We use it for leaving out various grammatical words from sentences such as pronouns, articles, and prepositions, and also for shortening answers to questions.

Here are some examples:


A:
 [Are] You coming? B: [I] Should think so.

A: How are you? B: [I] Can't complain.

A: When [are] you coming back? B: [I'm coming back] Tuesday.

[Do you want a] Coffee?

[It's a] Pity you had to leave early last night.

Textual Ellipsis

Textual ellipsis occurs in both speaking and writing, and is more related to specific grammar rules, with the omission of words that are in grammatically predictable sentence positions.

Common examples are after the words and and but and for reducing adverbial and relative clauses. 

After and and but

Words in the second clause (i.e. after and or but) can often be omitted because they have been specified in the previous clause:


I went to the cinema and then [I went] to dinner.

She ordered 8 cartons of milk but they only delivered 4 [cartons of milk].

John wanted a wanted a Madras curry and Peter [wanted] a Korma [curry].

Adverbial and Relative Clauses

Textual ellipsis is also used after conjunctions such as while, when, after, and before in adverbial clauses.
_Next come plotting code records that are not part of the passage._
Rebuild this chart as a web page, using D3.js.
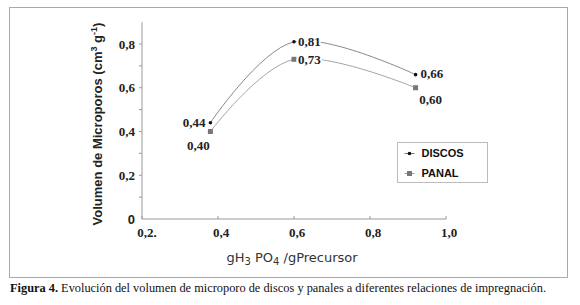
<!DOCTYPE html>
<html>
<head>
<meta charset="utf-8">
<script src="https://cdn.jsdelivr.net/npm/d3@7"></script>
<style>
  body { margin: 0; background: #fff; }
</style>
</head>
<body>
<svg id="chart" width="580" height="305"></svg>
<script>
const ratio = [0.38, 0.6, 0.92];
const discos = [0.44, 0.81, 0.66];
const panal = [0.40, 0.73, 0.60];
const xTicks = [0.2, 0.4, 0.6, 0.8, 1.0];
const xTickLabels = ["0,2.", "0,4", "0,6", "0,8", "1,0"];
const yTicks = [0, 0.2, 0.4, 0.6, 0.8];
const yTickLabels = ["0", "0,2", "0,4", "0,6", "0,8"];
const seriesNames = ["DISCOS", "PANAL"];

const svg = d3.select("#chart");
const fmt = v => d3.format(".2f")(v).replace(".", ",");
const serif = "'Liberation Serif', 'Times New Roman', serif";
const sans = "'Liberation Sans', Arial, sans-serif";

const x = d3.scaleLinear().domain([0.2, 1.0]).range([142, 446]);
const y = d3.scaleLinear().domain([0, 0.8]).range([219, 44]);

// outer frame
svg.append("rect")
    .attr("x", 9.5).attr("y", 7.5)
    .attr("width", 558).attr("height", 270)
    .attr("fill", "#fff")
    .attr("stroke", "#aaa");

// y axis
const yAxis = svg.append("g")
    .attr("transform", `translate(${x(0.2)},0)`);
yAxis.append("line")
    .attr("y1", y(0)).attr("y2", y(0.9))
    .attr("stroke", "#999");
yAxis.selectAll(".minor")
    .data(d3.range(1, 9).map(d => d / 10))
    .enter().append("line")
    .attr("x1", -3).attr("x2", 0)
    .attr("y1", d => y(d)).attr("y2", d => y(d))
    .attr("stroke", "#999");
yAxis.selectAll(".yl")
    .data(yTicks)
    .enter().append("text")
    .attr("x", -7)
    .attr("y", d => y(d))
    .attr("dy", "0.35em")
    .attr("text-anchor", "end")
    .style("font-family", (d, i) => i === 0 ? sans : serif)
    .style("font-weight", "bold")
    .style("font-size", "13px")
    .attr("fill", "#222")
    .text((d, i) => yTickLabels[i]);

// x axis
const xAxis = svg.append("g")
    .attr("transform", `translate(0,${y(0)})`);
xAxis.append("line")
    .attr("x1", x(0.2)).attr("x2", x(1.0))
    .attr("stroke", "#999");
xAxis.selectAll(".xt")
    .data(xTicks)
    .enter().append("line")
    .attr("x1", d => x(d)).attr("x2", d => x(d))
    .attr("y1", -3).attr("y2", 0)
    .attr("stroke", "#999");
xAxis.selectAll(".xl")
    .data(xTicks)
    .enter().append("text")
    .attr("x", (d, i) => x(d) + (i === 0 ? 5 : 3))
    .attr("y", 18)
    .attr("text-anchor", "middle")
    .style("font-family", serif)
    .style("font-weight", "bold")
    .style("font-size", "13px")
    .attr("fill", "#222")
    .text((d, i) => xTickLabels[i]);

// axis titles
const yTitle = svg.append("text")
    .attr("transform", `translate(102,124) rotate(-90)`)
    .attr("text-anchor", "middle")
    .style("font-family", sans)
    .style("font-weight", "bold")
    .style("font-size", "13px")
    .attr("fill", "#222");
yTitle.append("tspan").text("Volumen de Microporos (cm");
yTitle.append("tspan").attr("dy", -5).style("font-size", "9px").text("3");
yTitle.append("tspan").attr("dy", 5).text(" g");
yTitle.append("tspan").attr("dy", -5).style("font-size", "9px").text("-1");
yTitle.append("tspan").attr("dy", 5).text(")");

const xTitle = svg.append("text")
    .attr("x", 292).attr("y", 262)
    .attr("text-anchor", "middle")
    .style("font-family", "'DejaVu Sans', sans-serif")
    .style("font-size", "13px")
    .attr("fill", "#333");
xTitle.append("tspan").text("gH");
xTitle.append("tspan").attr("dy", 3).style("font-size", "10px").text("3");
xTitle.append("tspan").attr("dy", -3).text(" PO");
xTitle.append("tspan").attr("dy", 3).style("font-size", "10px").text("4");
xTitle.append("tspan").attr("dy", -3).text(" /gPrecursor");

// lines
const line = d3.line()
    .x(d => x(d[0]))
    .y(d => y(d[1]))
    .curve(d3.curveCardinal.tension(0));

const discosData = ratio.map((r, i) => [r, discos[i]]);
const panalData = ratio.map((r, i) => [r, panal[i]]);

svg.append("path")
    .attr("d", line(discosData))
    .attr("fill", "none")
    .attr("stroke", "#7a7a7a")
    .attr("stroke-width", 0.9);
svg.append("path")
    .attr("d", line(panalData))
    .attr("fill", "none")
    .attr("stroke", "#9a9a9a")
    .attr("stroke-width", 0.9);

// markers
svg.selectAll(".dm")
    .data(discosData)
    .enter().append("circle")
    .attr("cx", d => x(d[0])).attr("cy", d => y(d[1]))
    .attr("r", 1.8)
    .attr("fill", "#111");
svg.selectAll(".pm")
    .data(panalData)
    .enter().append("rect")
    .attr("x", d => x(d[0]) - 2.5).attr("y", d => y(d[1]) - 2.5)
    .attr("width", 5).attr("height", 5)
    .attr("fill", "#777");

// data labels
const discosPlace = [[-5, 0, "end"], [4, 0, "start"], [5, -1, "start"]];
const panalPlace = [[-12, 14, "middle"], [4, 0, "start"], [15, 12, "middle"]];

function labels(data, place) {
    svg.append("g").selectAll("text")
        .data(data)
        .enter().append("text")
        .attr("x", (d, i) => x(d[0]) + place[i][0])
        .attr("y", (d, i) => y(d[1]) + place[i][1])
        .attr("dy", "0.35em")
        .attr("text-anchor", (d, i) => place[i][2])
        .style("font-family", serif)
        .style("font-weight", "bold")
        .style("font-size", "13px")
        .attr("fill", "#222")
        .attr("stroke", "#fff")
        .attr("stroke-width", 4)
        .style("paint-order", "stroke")
        .text(d => fmt(d[1]));
}
labels(discosData, discosPlace);
labels(panalData, panalPlace);

// legend
const legend = svg.append("g").attr("transform", "translate(397.5,142.5)");
legend.append("rect")
    .attr("width", 90).attr("height", 40)
    .attr("fill", "#fff")
    .attr("stroke", "#bbb");
const entries = legend.selectAll(".entry")
    .data(seriesNames)
    .enter().append("g")
    .attr("transform", (d, i) => `translate(0,${11 + i * 20})`);
entries.append("line")
    .attr("x1", 7).attr("x2", 17)
    .attr("stroke", (d, i) => i === 0 ? "#7a7a7a" : "#9a9a9a");
entries.filter((d, i) => i === 0).append("circle")
    .attr("cx", 12).attr("r", 1.8).attr("fill", "#111");
entries.filter((d, i) => i === 1).append("rect")
    .attr("x", 9.5).attr("y", -2.5).attr("width", 5).attr("height", 5).attr("fill", "#777");
entries.append("text")
    .attr("x", 24)
    .attr("dy", "0.35em")
    .style("font-family", sans)
    .style("font-weight", "bold")
    .style("font-size", "11px")
    .attr("fill", "#111")
    .text(d => d);

// caption
const caption = svg.append("text")
    .attr("x", 10).attr("y", 292)
    .attr("textLength", 536)
    .attr("lengthAdjust", "spacingAndGlyphs")
    .style("font-family", serif)
    .style("font-size", "13px")
    .attr("fill", "#111");
caption.append("tspan").style("font-weight", "bold").text("Figura 4.");
caption.append("tspan").text(" Evolución del volumen de microporo de discos y panales a diferentes relaciones de impregnación.");
</script>
</body>
</html>
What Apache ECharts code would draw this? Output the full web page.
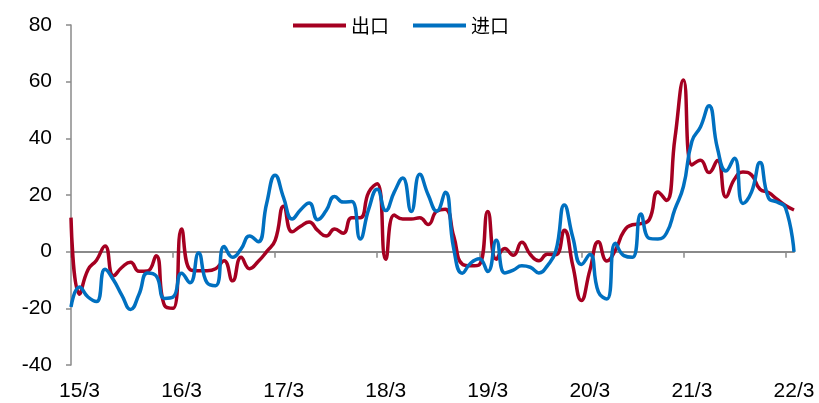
<!DOCTYPE html>
<html>
<head>
<meta charset="utf-8">
<title>出口 进口</title>
<script src="https://cdn.jsdelivr.net/npm/echarts@6/dist/echarts.min.js"></script>
<style>
  html, body { margin: 0; padding: 0; background: #fff; }
  #chart { width: 819px; height: 403px; }
</style>
</head>
<body>
<div id="chart"></div>
<script>
// 当月同比（%），2015/2 - 2022/3
var exportYoY = [
  12, -15, -6.4, -3, 2, -8.5, -5.5, -3.7, -6.9, -6.8, -1.4,
  -19, -20, 8, -6.3, -6.7, -6.7, -6, -3.2, -10.3, -2, -6, -3.5,
  0, 4, 16, 7, 9, 10.5, 7.5, 5.5, 8, 6.5, 12, 12,
  21, 24, -2.7, 12.9, 11.5, 11.5, 12, 9.6, 14.3, 15, 5.4, -4.4,
  -5, -4.6, 14.2, -2.7, 1.1, -1.3, 3.3, -1, -3.2, -0.9, -1.1, 7.6,
  -5, -17.2, -6.6, 3.5, -3.3, 0.5, 7.2, 9.5, 9.9, 11.4, 21.1, 18.1,
  40, 60.6, 30.6, 32.3, 27.9, 32.2, 19.3, 25.6, 28.1, 27.1, 22, 20.9,
  18.5, 16.3, 14.7
];
var importYoY = [
  -19.5, -12.5, -16, -17.6, -6.2, -10, -15.5, -20.4, -15, -7.5, -8.5,
  -16.5, -16, -7.6, -11, -0.5, -11, -12, 1.8, -2, 1, 5.5, 3.5,
  17, 27, 19, 11.5, 14.8, 17.2, 11.3, 14.5, 19.5, 17.5, 17.7, 4.5,
  15, 22, 14.5, 21, 26, 14.2, 27.3, 20, 14.3, 21, 1, -7.6,
  -4, -2.5, -7, 4, -7.5, -6.5, -5, -5.5, -7.5, -5, 0.3, 16.5,
  5, -4.5, -1, -14.2, -16.7, 3, -1.4, -2, 13.3, 4.7, 4.5, 6.5,
  15, 23, 39, 44, 51.5, 36.5, 28.5, 33, 17, 21, 31.5, 19,
  17.5, 15.5, -0.1
];
var tickLabels = ['15/3', '16/3', '17/3', '18/3', '19/3', '20/3', '21/3', '22/3'];
var seriesNames = ['出口', '进口'];

// 月份类目 15/2 ... 22/3
var months = [];
for (var y = 15; y <= 22; y++) {
  for (var m = 1; m <= 12; m++) {
    if ((y === 15 && m < 2) || (y === 22 && m > 3)) continue;
    months.push(y + '/' + m);
  }
}

var chart = echarts.init(document.getElementById('chart'));
var font = '"Liberation Sans", Arial, sans-serif';
var axisGray = '#8a8a8a';

chart.setOption({
  animation: false,
  backgroundColor: '#fff',
  legend: {
    data: seriesNames,
    left: 293,
    top: 16,
    padding: 0,
    icon: 'rect',
    itemWidth: 53,
    itemHeight: 4,
    itemGap: 24,
    textStyle: { fontFamily: '"Noto Sans CJK SC", sans-serif', fontSize: 19, color: '#000' }
  },
  grid: { left: 71, right: 25, top: 25, bottom: 38, outerBoundsMode: 'none' },
  xAxis: [
    {
      type: 'category',
      data: months,
      boundaryGap: false,
      axisLine: { onZero: true, lineStyle: { color: axisGray, width: 2 } },
      axisTick: {
        length: 6,
        lineStyle: { color: axisGray, width: 1.5 },
        interval: function (i) { return i % 12 === 0; }
      },
      axisLabel: { show: false },
      splitLine: { show: false }
    },
    {
      type: 'category',
      data: months,
      boundaryGap: false,
      position: 'bottom',
      axisLine: { show: false, onZero: false },
      axisTick: { show: false },
      axisLabel: {
        margin: 16,
        fontFamily: font,
        fontSize: 21,
        color: '#000',
        interval: function (i) { return i % 12 === 1; },
        formatter: function (v, i) { return tickLabels[(i - 1) / 12]; }
      },
      splitLine: { show: false }
    }
  ],
  yAxis: {
    type: 'value',
    min: -40,
    max: 80,
    interval: 20,
    axisLine: { show: true, lineStyle: { color: axisGray, width: 1.5 } },
    axisTick: { show: true, length: 5, lineStyle: { color: axisGray, width: 1.5 } },
    axisLabel: { margin: 19, fontFamily: font, fontSize: 21, color: '#000' },
    splitLine: { show: false }
  },
  series: [
    {
      name: seriesNames[0],
      type: 'line',
      data: exportYoY,
      smooth: 0.5,
      symbol: 'none',
      lineStyle: { color: '#A50021', width: 3.5 },
      itemStyle: { color: '#A50021' }
    },
    {
      name: seriesNames[1],
      type: 'line',
      data: importYoY,
      smooth: 0.5,
      symbol: 'none',
      lineStyle: { color: '#0070C0', width: 3.5 },
      itemStyle: { color: '#0070C0' }
    }
  ]
});
</script>
</body>
</html>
This is done by omitting the subject and the auxiliary verb (a form of the verb be) after the conjunction:


When [you are] leaving the dinner table, you should asked to be excused. 

She was checking her emails while [she was] speaking on the phone.

With defining relative clauses, sometimes the relative pronoun and the form of the verb be as an auxiliary are omitted:


The person [who was] arrested is a female aged 23. 

The photo [which was] taken was stunning.